Here is the output when using your test data:

Elapsed per trial = 00:00:00.0000725
Average word count per trial = 19.0

And the output when using random data (does not print each word):

Elapsed per trial = 00:00:00.0002910
Average word count per trial = 62.2

EDIT: I made it much faster with two changes: Storing the word at each terminal node of the trie, so that it doesn't have to be rebuilt. And storing the input letters as an array of hash sets instead of an array of arrays, so that the Contains() call is fast.

There are probably many way of solving this.

What you are interested in is the number of each character you have available to form a word, and how many of each character is required for each dictionary word. The trick is how to efficiently look up this information in the dictionary.

Perhaps you can use a prefix tree (a trie), some kind of smart hash table, or similar.

Anyway, you will probably have to try out all your possibilities and check them against the dictionary. I.e., if you have three arrays of three values each, there will be 3^3+3^2+3^1=39 combinations to check out. If this process is too slow, then perhaps you could stick a Bloom filter in front of the dictionary, to quickly check if a word is definitely not in the dictionary.

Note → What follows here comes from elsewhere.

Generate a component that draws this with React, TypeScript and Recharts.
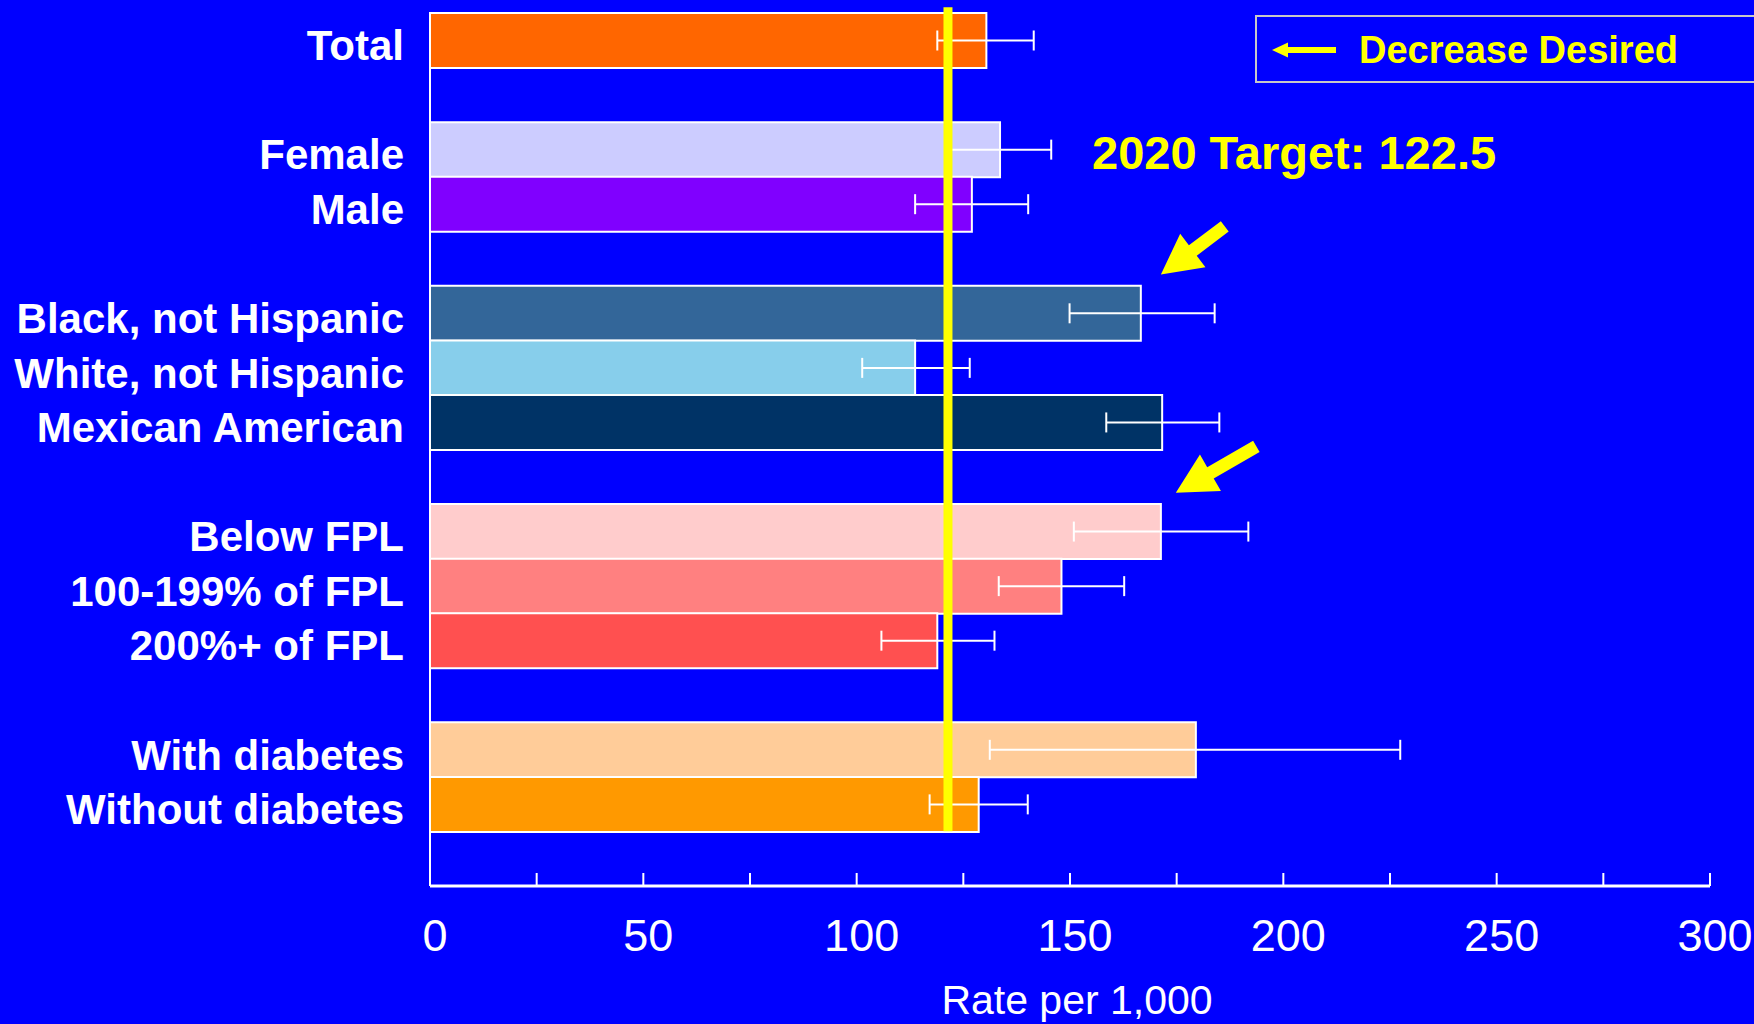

EDIT: Anyway, isn't this essentially the same as Scrabble? Perhaps try Googling for "scrabble algorithm" will give you some good clues.

The reformulated question can be answered just by generating and testing. Since you have 4 letters and 10 arrays, you've only got about 1 million possible combinations (10 million if you allow a blank character). You'll need an efficient way to look them up, use a BDB or some sort of disk based hash.

The trie solution previously posted should work as well, you are just restricted more by what characters you can choose at each step of the search. It should be faster as well.